START
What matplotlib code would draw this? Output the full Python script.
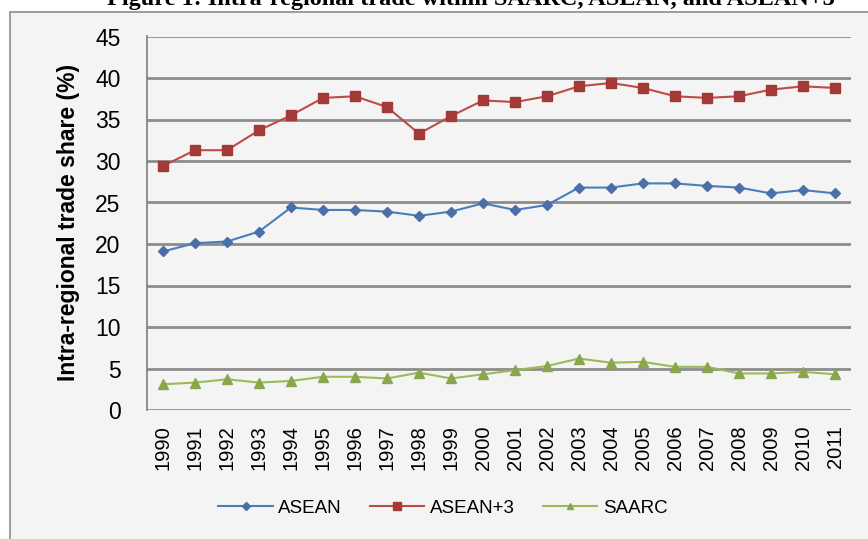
import matplotlib
matplotlib.use("Agg")
import matplotlib.pyplot as plt
from matplotlib.patches import Rectangle

years = [str(y) for y in range(1990, 2012)]
asean = [19.1, 20.1, 20.3, 21.5, 24.4, 24.1, 24.1, 23.9, 23.4, 23.9, 24.9,
         24.1, 24.7, 26.8, 26.8, 27.3, 27.3, 27.0, 26.8, 26.1, 26.5, 26.1]
asean3 = [29.4, 31.3, 31.3, 33.7, 35.5, 37.6, 37.8, 36.5, 33.3, 35.4, 37.3,
          37.1, 37.8, 39.0, 39.4, 38.8, 37.8, 37.6, 37.8, 38.6, 39.0, 38.8]
saarc = [3.1, 3.3, 3.7, 3.3, 3.5, 4.0, 4.0, 3.8, 4.5, 3.8, 4.3,
         4.8, 5.3, 6.2, 5.7, 5.8, 5.2, 5.2, 4.4, 4.4, 4.6, 4.3]
series_names = ["ASEAN", "ASEAN+3", "SAARC"]
yticks = [0, 5, 10, 15, 20, 25, 30, 35, 40, 45]

W, H = 868, 539
fig = plt.figure(figsize=(W / 100, H / 100), dpi=100)
fig.patch.set_facecolor("white")

# chart area box
fig.patches.append(Rectangle((10 / W, -0.01), 1.0, 1 - 12 / H + 0.01,
                             transform=fig.transFigure, facecolor="#f4f4f4",
                             edgecolor="#8c8c8c", linewidth=1.2, zorder=-10))

# title, partly cut off at top as in the reference
fig.text(107 / W, 1 - 0 / H, "Figure 1: Intra-regional trade within SAARC, ASEAN, and ASEAN+3",
         ha="left", va="center", fontsize=17.5, fontweight="bold",
         family="Liberation Serif", color="black")

ax = fig.add_axes([147 / W, 1 - 410 / H, (851 - 147) / W, (410 - 36.5) / H])
ax.set_facecolor("#f4f4f4")
x = list(range(len(years)))

ax.plot(x, asean, color="#4a7ebb", marker="D", markersize=5,
        markerfacecolor="#4a6fa8", markeredgecolor="#4a6fa8", linewidth=1.5,
        label=series_names[0], zorder=3)
ax.plot(x, asean3, color="#be4b48", marker="s", markersize=7.5,
        markerfacecolor="#a33a37", markeredgecolor="#a33a37", linewidth=1.5,
        label=series_names[1], zorder=3)
ax.plot(x, saarc, color="#9bbb59", marker="^", markersize=6.5,
        markerfacecolor="#8aa64d", markeredgecolor="#8aa64d", linewidth=1.5,
        label=series_names[2], zorder=3)

ax.set_ylim(0, 45)
ax.set_xlim(-0.5, len(years) - 0.5)
ax.set_yticks(yticks)
ax.set_yticklabels([str(t) for t in yticks], fontsize=16.5, family="Liberation Sans")
ax.set_xticks(x)
ax.set_xticklabels(years, rotation=90, fontsize=14.5, family="Liberation Sans")
ax.tick_params(axis="y", length=0, pad=19)
ax.tick_params(axis="x", length=0, pad=11)
ax.yaxis.grid(True, color="#8c8c8c", linewidth=2)
ax.set_axisbelow(True)
for s in ["top", "right", "bottom"]:
    ax.spines[s].set_visible(False)
ax.spines["left"].set_color("#7f7f7f")
ax.spines["left"].set_linewidth(1.2)

ax.set_ylabel("Intra-regional trade share (%)", fontsize=16.5, fontweight="bold",
              family="Liberation Sans")
ax.yaxis.set_label_coords((80 - 147) / 704, 0.503)

leg = fig.legend(loc="center", bbox_to_anchor=(443 / W, 1 - 508 / H), ncol=3,
                 frameon=False, handlelength=2.9, handletextpad=0.3,
                 columnspacing=1.5, markerscale=0.75,
                 prop={"family": "Liberation Sans", "size": 13.5})

fig.savefig("out.png", dpi=100)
END
**EXERCISE BRIEF**
Repeat only the lines from the beginning of the material through the line containing "from matplotlib.patches import Rectangle", both ends kept, leaving pictures out.

**COMPLETED EXERCISE**
What matplotlib code would draw this? Output the full Python script.
import matplotlib
matplotlib.use("Agg")
import matplotlib.pyplot as plt
from matplotlib.patches import Rectangle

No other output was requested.